Tuesday, May 08, 2007

Helper script for email monitoring

During an investigation, it may sometimes be necessary to monitor email traffic to and from a specific address, or to capture emails which contain specific keywords or expressions. In the past, I've usually used Dug Song's Dsniff package for this, specifically the mailsnarf tool.

Mailsnarf sniffs a network interface looking for connections using the SMTP protocol. When it finds one, it extracts the email message and outputs it to stdout in the Unix mbox format. You can filter the traffic with a BPF filter to restrict the number of packets it needs to process, and you can provide a regular expression to make sure it only dumps emails you're interested in.

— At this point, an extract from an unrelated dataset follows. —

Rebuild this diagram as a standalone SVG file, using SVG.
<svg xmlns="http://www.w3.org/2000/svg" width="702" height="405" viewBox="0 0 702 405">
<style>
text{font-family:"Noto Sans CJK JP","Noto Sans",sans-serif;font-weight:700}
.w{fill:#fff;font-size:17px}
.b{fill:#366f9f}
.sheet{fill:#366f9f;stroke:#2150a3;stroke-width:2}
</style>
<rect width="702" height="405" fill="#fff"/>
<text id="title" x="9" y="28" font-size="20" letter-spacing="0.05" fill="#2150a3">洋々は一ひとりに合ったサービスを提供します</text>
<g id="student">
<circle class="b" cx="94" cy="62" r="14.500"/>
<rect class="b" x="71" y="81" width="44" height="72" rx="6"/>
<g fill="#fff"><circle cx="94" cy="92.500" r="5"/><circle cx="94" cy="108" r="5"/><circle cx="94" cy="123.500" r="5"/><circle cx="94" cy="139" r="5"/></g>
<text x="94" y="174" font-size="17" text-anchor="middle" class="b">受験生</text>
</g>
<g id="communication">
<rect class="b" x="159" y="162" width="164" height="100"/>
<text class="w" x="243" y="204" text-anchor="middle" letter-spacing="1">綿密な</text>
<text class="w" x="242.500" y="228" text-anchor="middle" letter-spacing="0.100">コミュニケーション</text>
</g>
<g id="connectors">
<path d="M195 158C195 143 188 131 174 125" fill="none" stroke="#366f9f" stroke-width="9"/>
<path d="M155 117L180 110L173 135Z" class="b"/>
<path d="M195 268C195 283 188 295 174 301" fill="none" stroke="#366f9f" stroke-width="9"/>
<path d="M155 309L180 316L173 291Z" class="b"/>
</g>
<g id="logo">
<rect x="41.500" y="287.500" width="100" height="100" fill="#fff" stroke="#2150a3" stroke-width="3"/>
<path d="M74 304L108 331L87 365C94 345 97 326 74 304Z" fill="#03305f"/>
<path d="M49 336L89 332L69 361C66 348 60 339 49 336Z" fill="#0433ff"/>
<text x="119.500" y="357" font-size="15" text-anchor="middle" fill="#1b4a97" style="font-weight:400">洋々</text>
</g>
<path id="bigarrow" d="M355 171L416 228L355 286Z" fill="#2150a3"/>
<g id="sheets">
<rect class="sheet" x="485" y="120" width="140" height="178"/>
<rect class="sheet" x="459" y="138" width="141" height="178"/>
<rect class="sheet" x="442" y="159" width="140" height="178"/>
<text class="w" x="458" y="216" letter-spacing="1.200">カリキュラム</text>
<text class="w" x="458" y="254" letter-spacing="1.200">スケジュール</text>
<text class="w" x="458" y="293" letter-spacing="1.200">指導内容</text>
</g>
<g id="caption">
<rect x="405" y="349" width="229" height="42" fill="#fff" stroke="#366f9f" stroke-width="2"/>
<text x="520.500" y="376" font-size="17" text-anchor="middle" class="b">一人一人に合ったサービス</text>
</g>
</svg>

All in all, it's a great tool.

As a monitoring solution, though, mailsnarf is a bit lacking. If it dies, your monitoring is over, and if you have more than one thing to monitor, you either intermingle them into the same mbox or try to manage multiple mailsnarf instances. It can be done, but it's fairly clumsy.

That's why I've decided to release my home-brewed wrapper script, mailmon. It provides a config file so that multiple email monitoring sessions can be configured and managed at once. It also checks up on the individual mailsnarf processes under it's control, restarting them automatically if they die.

So far I've tested it on RHEL4, but it should work anywhere you have perl and dsniff available. The startup script is Linux-specific, so *BSD users may have to provide their own, but it's really pretty simple.

You can download mailmon from the downloads page. If you give it a try, I'd love to hear about your experiences.

Update 2007-05-08 09:58: I can't believe I forgot to mention this, but the mailmon package also contains a patch to mailsnarf. I found that some mail servers can transition into status 354 ("send me the DATA") without ever having to use the DATA command. Mailsnarf wasn't picking up on this, so was missing a lot of the messages. My patch fixes this, and can be used independently of the rest of the monitoring package. In fact, I recommend the patch to all mailsnarf users.